Somehow, I can't fall back into my every day routine without my mind creeping back to the horror of this past Wednesday. I listened on the radio as somehow was executed. That reality haunts me, that we've come to this in our history. That we listen to people being unjustly killed. That radio programs and tv shows count ratings as folks crowd in to stay aware of someone's murder. Wow.
Troy Davis' execution was so highly traumatic for me. I will admit that I never openly condemned the death penalty, but, it isn't because I don't disagree with it. My opinion and advocacy has always been around addressing the corrupt legal system first. A legal system that disproportionately imprisons black people and enforces policy borne through slavery is not something our country should be upholding. Troy Davis' case, infused with all types of inaccuracies, questionable doubt and inconsistencies deserved a fair trial and that never happened. Not only should he not been executed, he should, most likely, not even have been imprisoned.

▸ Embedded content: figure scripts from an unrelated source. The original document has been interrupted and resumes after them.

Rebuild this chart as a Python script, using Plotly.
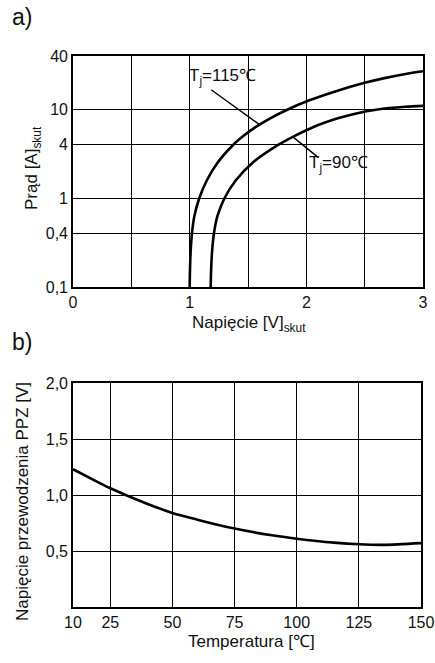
import numpy as np
import plotly.graph_objects as go

W, H = 435, 663

# Panel a) I-V characteristics (read from the reference)
u_115 = [1.0, 1.0029, 1.0084, 1.0192, 1.0405, 1.0822, 1.1464, 1.2389, 1.3721, 1.459, 1.564, 1.69,
         1.841, 2.021, 2.241, 2.5, 2.66, 2.85, 3.0]
i_115 = [0.1, 0.158, 0.251, 0.398, 0.631, 1.0, 1.585, 2.512, 3.981, 5.012, 6.31, 7.943,
         10.0, 12.59, 15.85, 19.95, 22.39, 25.12, 26.92]
u_90 = [1.18, 1.1841, 1.192, 1.2076, 1.2383, 1.2983, 1.3943, 1.5393, 1.7583, 1.897, 2.057, 2.27,
        2.41, 2.61, 2.85, 3.0]
i_90 = [0.1, 0.158, 0.251, 0.398, 0.631, 1.0, 1.585, 2.512, 3.981, 5.012, 6.31, 7.94,
        8.91, 10.0, 10.72, 10.96]
a_yticks = [0.1, 0.4, 1, 4, 10, 40]
a_yticktext = ["0,1", "0,4", "1", "4", "10", "40"]
a_xticks = [0, 1, 2, 3]
a_xminor = [0.5, 1.5, 2.5]

# Panel b) forward voltage vs temperature
temp = [10, 20, 25, 40, 50, 60, 75, 90, 100, 115, 125, 135, 150]
v_ppz = [1.23, 1.115, 1.06, 0.92, 0.84, 0.78, 0.70, 0.64, 0.61, 0.575, 0.56, 0.555, 0.57]
b_xticks = [10, 25, 50, 75, 100, 125, 150]
b_yticks = [0.5, 1.0, 1.5, 2.0]
b_yticktext = ["0,5", "1,0", "1,5", "2,0"]

FONT = "Liberation Sans, Arial, sans-serif"
LW = 2.6
TICK = 16
TITLE = 17

def px(x):
    return x / W

def py(y):
    return 1 - y / H

fig = go.Figure()
line = dict(color="black", width=LW, shape="spline", smoothing=0.8)
fig.add_trace(go.Scatter(x=u_115, y=i_115, mode="lines", line=line, xaxis="x", yaxis="y", showlegend=False))
fig.add_trace(go.Scatter(x=u_90, y=i_90, mode="lines", line=line, xaxis="x", yaxis="y", showlegend=False))
fig.add_trace(go.Scatter(x=temp, y=v_ppz, mode="lines", line=line, xaxis="x2", yaxis="y2", showlegend=False))

axcommon = dict(showline=True, linecolor="black", linewidth=1.6, mirror=True, automargin=False,
                showgrid=True, gridcolor="black", gridwidth=1.3, zeroline=False,
                ticks="", tickfont=dict(family=FONT, size=TICK, color="#111"))

fig.update_layout(
    width=W, height=H,
    margin=dict(l=0, r=0, t=0, b=0),
    paper_bgcolor="white", plot_bgcolor="white",
    font=dict(family=FONT, color="#111"),
    xaxis=dict(domain=[px(73), px(423)], range=[0, 3], tickvals=a_xticks,
               minor=dict(tickvals=a_xminor, showgrid=True, gridcolor="black", gridwidth=1.3, ticks=""),
               anchor="y", **axcommon),
    yaxis=dict(domain=[py(287), py(56)], type="log", range=[np.log10(0.1), np.log10(40)],
               tickvals=a_yticks, ticktext=a_yticktext, anchor="x", **axcommon),
    xaxis2=dict(domain=[px(73), px(421)], range=[10, 150], tickvals=b_xticks,
                anchor="y2", **axcommon),
    yaxis2=dict(domain=[py(607), py(383)], range=[0, 2.0], tickvals=b_yticks, ticktext=b_yticktext,
                anchor="x2", **axcommon),
)

ann = []
def text(x, y, t, size=TITLE, angle=0):
    ann.append(dict(x=px(x), y=py(y), xref="paper", yref="paper", text=t, showarrow=False,
                    font=dict(family=FONT, size=size, color="#111"), textangle=angle,
                    xanchor="center", yanchor="middle"))

text(22, 17, "a)", size=23)
text(22, 342, "b)", size=23)
text(33, 168, "Prąd [A]<sub>skut</sub>", angle=-90)
text(249, 324, "Napięcie [V]<sub>skut</sub>")
text(22, 502, "Napięcie przewodzenia PPZ [V]", angle=-90)
text(251, 641, "Temperatura [℃]")

# curve labels with leader lines
text(223, 77, "T<sub>j</sub>=115℃")
text(338, 164, "T<sub>j</sub>=90℃")

x_tip1 = 1.6
y_tip1 = 10 ** np.interp(x_tip1, u_115, np.log10(i_115))
x_tip2 = 1.885
y_tip2 = 10 ** np.interp(x_tip2, u_90, np.log10(i_90))
for xt, yt, ax, ay in [(x_tip1, y_tip1, -50, -36), (x_tip2, y_tip2, 27, 22)]:
    ann.append(dict(x=xt, y=np.log10(yt), xref="x", yref="y", text="", showarrow=True,
                    arrowhead=0, arrowwidth=1.4, arrowcolor="black", ax=ax, ay=ay, standoff=0,
                    startstandoff=0))

fig.update_layout(annotations=ann)
fig.write_html("out.html", config={"displayModeBar": False},
               post_script="document.body.style.margin='0';document.body.style.overflow='hidden';")
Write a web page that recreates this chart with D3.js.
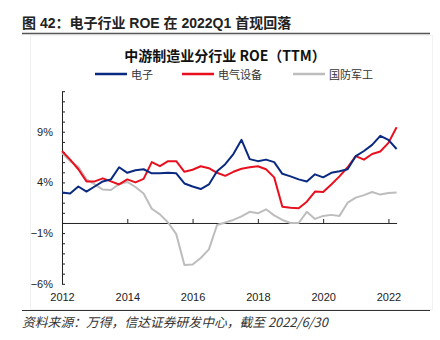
<!DOCTYPE html>
<html>
<head>
<meta charset="utf-8">
<script src="https://cdn.jsdelivr.net/npm/d3@7"></script>
<style>
    body { margin: 0; background: #fff; }
    svg { display: block; font-family: "Liberation Sans", "Noto Sans CJK SC", sans-serif; }
</style>
</head>
<body>
<svg width="440" height="340"></svg>
<script>
// 분기 카테고리 (2012Q1 ~ 2022Q2)
const quarters = [
    "2012Q1", "2012Q2", "2012Q3", "2012Q4", "2013Q1", "2013Q2", "2013Q3", "2013Q4",
    "2014Q1", "2014Q2", "2014Q3", "2014Q4", "2015Q1", "2015Q2", "2015Q3", "2015Q4",
    "2016Q1", "2016Q2", "2016Q3", "2016Q4", "2017Q1", "2017Q2", "2017Q3", "2017Q4",
    "2018Q1", "2018Q2", "2018Q3", "2018Q4", "2019Q1", "2019Q2", "2019Q3", "2019Q4",
    "2020Q1", "2020Q2", "2020Q3", "2020Q4", "2021Q1", "2021Q2", "2021Q3", "2021Q4",
    "2022Q1", "2022Q2"
];

// 시리즈 값 (%)
const electronics = [
    3.0, 2.9, 3.6, 3.1, 3.6, 4.1, 4.3, 5.5, 4.95, 5.2, 5.3, 4.9, 4.9, 4.95, 4.9, 3.9,
    3.6, 3.35, 3.8, 5.1, 5.8, 6.8, 8.2, 6.3, 6.1, 6.25, 6.0, 4.85, 4.6, 4.3, 4.1, 4.8,
    4.5, 4.95, 5.1, 5.3, 6.6, 7.1, 7.7, 8.6, 8.2, 7.3
];
const electrical = [
    7.1, 6.25, 5.3, 4.1, 4.1, 4.4, 4.1, 3.8, 4.3, 4.0, 4.35, 6.0, 5.6, 6.1, 6.1, 5.05,
    5.25, 5.6, 5.4, 4.95, 4.65, 5.05, 5.35, 5.5, 5.6, 5.3, 4.5, 1.6, 1.5, 1.45, 2.1, 3.1,
    3.05, 3.8, 4.6, 5.5, 6.6, 6.25, 6.8, 7.05, 7.9, 9.45
];
const defense = [
    6.9, 6.1, 5.55, 4.3, 3.8, 3.3, 3.25, 3.85, 4.05, 3.55, 2.9, 1.4, 0.85, 0.05, -1.1, -4.15,
    -4.1, -3.45, -2.6, -0.2, 0.05, 0.3, 0.65, 1.1, 0.95, 1.35, 0.75, 0.3, 0.0, 0.0, 1.1, 0.4,
    0.7, 0.8, 0.7, 2.0, 2.5, 2.75, 3.05, 2.8, 2.95, 3.0
];

const seriesNames = ["电子", "电气设备", "国防军工"];
const seriesColors = ["#0a2a82", "#e8101e", "#bdbdbd"];

// 축 눈금
const yTicks = d3.range(-6, 14);
const yTickLabels = [-6, -1, 4, 9];
const xTickQuarters = ["2012Q1", "2014Q1", "2016Q1", "2018Q1", "2020Q1", "2022Q1"];

const svg = d3.select("svg");

// 배경 프레임 (아주 옅게)
svg.append("rect")
    .attr("x", 30.5).attr("y", 35.5)
    .attr("width", 402).attr("height", 274)
    .attr("fill", "none")
    .attr("stroke", "#f2f2f2");

// 1. 제목
svg.append("text")
    .attr("x", 22).attr("y", 28)
    .attr("font-family", "'Liberation Sans', 'Noto Sans CJK SC'")
    .attr("font-size", 14).attr("font-weight", "bold")
    .attr("fill", "#222")
    .text("图 42：电子行业 ROE 在 2022Q1 首现回落");

svg.append("line")
    .attr("x1", 22).attr("x2", 430)
    .attr("y1", 33.5).attr("y2", 33.5)
    .attr("stroke", "#555").attr("stroke-width", 1.5);

// 2. 차트 제목
svg.append("text")
    .attr("x", 225).attr("y", 61)
    .attr("text-anchor", "middle")
    .attr("font-family", "'Noto Sans CJK SC'")
    .attr("font-size", 14).attr("font-weight", "bold")
    .attr("fill", "#111")
    .text("中游制造业分行业 ROE（TTM）");

// 3. 범례
const legendX = [95, 182, 293];
const legend = svg.append("g");
seriesNames.forEach((name, i) => {
    legend.append("line")
        .attr("x1", legendX[i]).attr("x2", legendX[i] + 32)
        .attr("y1", 74).attr("y2", 74)
        .attr("stroke", seriesColors[i]).attr("stroke-width", 2.5);
    legend.append("text")
        .attr("x", legendX[i] + 36).attr("y", 78.5)
        .attr("font-family", "'Noto Sans CJK SC'")
        .attr("font-size", 11)
        .attr("fill", "#333")
        .text(name);
});

// 4. 척도
const xScale = d3.scalePoint()
    .domain(quarters)
    .range([62, 396.6]);

const yScale = d3.scaleLinear()
    .domain([-6, 13])
    .range([283.8, 91.2]);

// 5. y축 (눈금은 안쪽으로)
const yAxisG = svg.append("g")
    .attr("transform", "translate(62,0)")
    .call(
        d3.axisLeft(yScale)
            .tickValues(yTicks)
            .tickSizeInner(-3)
            .tickSizeOuter(0)
            .tickPadding(9)
            .tickFormat(d => yTickLabels.includes(d) ? d3.format("d")(d) + "%" : "")
    );
yAxisG.selectAll("text").attr("font-size", 11).attr("fill", "#222");
yAxisG.selectAll("path, line").attr("stroke", "#222");

// 6. x축 (0% 위치, 눈금은 위로)
const xAxisG = svg.append("g")
    .attr("transform", "translate(0," + yScale(0) + ")")
    .call(
        d3.axisBottom(xScale)
            .tickValues(xTickQuarters)
            .tickSizeInner(-4)
            .tickSizeOuter(0)
            .tickFormat("")
    );
xAxisG.selectAll("path, line").attr("stroke", "#222");

// 7. x축 연도 라벨 (차트 하단)
const xLabelG = svg.append("g")
    .attr("transform", "translate(0," + yScale(-6) + ")")
    .call(
        d3.axisBottom(xScale)
            .tickValues(xTickQuarters)
            .tickSize(0)
            .tickPadding(9)
            .tickFormat(d => d.slice(0, 4))
    );
xLabelG.select(".domain").remove();
xLabelG.selectAll("text").attr("font-size", 11).attr("fill", "#222");

// 8. 라인 그리기
const line = d3.line()
    .x((d, i) => xScale(quarters[i]))
    .y(d => yScale(d));

[defense, electrical, electronics].forEach((values, k) => {
    const idx = 2 - k;
    svg.append("path")
        .datum(values)
        .attr("fill", "none")
        .attr("stroke", seriesColors[idx])
        .attr("stroke-width", 2)
        .attr("stroke-linejoin", "round")
        .attr("d", line);
});

// 9. 하단 구분선과 출처
svg.append("line")
    .attr("x1", 22).attr("x2", 430)
    .attr("y1", 310.5).attr("y2", 310.5)
    .attr("stroke", "#333").attr("stroke-width", 1);

svg.append("text")
    .attr("x", 22).attr("y", 327)
    .attr("font-family", "'Noto Sans CJK SC'")
    .attr("font-size", 12.8)
    .attr("font-style", "italic")
    .attr("fill", "#333")
    .text("资料来源：万得，信达证券研发中心，截至 2022/6/30");
</script>
</body>
</html>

That's why when folks bring up the executions of other people who have been executed since Davis' death, I can honestly say that I'm not there yet. My issue isn't the death penalty simply, and its morally wrong existence. I am dismayed with our entire justice system, focused on how to assist in its dismantling and rebirth.
A poem for Troy Davis
Bits of information about his life floated like ripped pieces of gossamer
along the wind tunnel formed between mouths and fingers on keyboards,
tap, tap, tapping his name out in full standing
Troy Anthony Davis
lived. unevenly in the minds of those outside
composed from a collage of recanted testimonies, dusty memories and clipped quotes,
he breathed but for a moment on the outside his prison, slowly pieced together,
glued incohesively together from tears, pleas and acknowledgements on his behalf.
His name tethered to the emblem of injustice. Red, white and blue. Stars falling.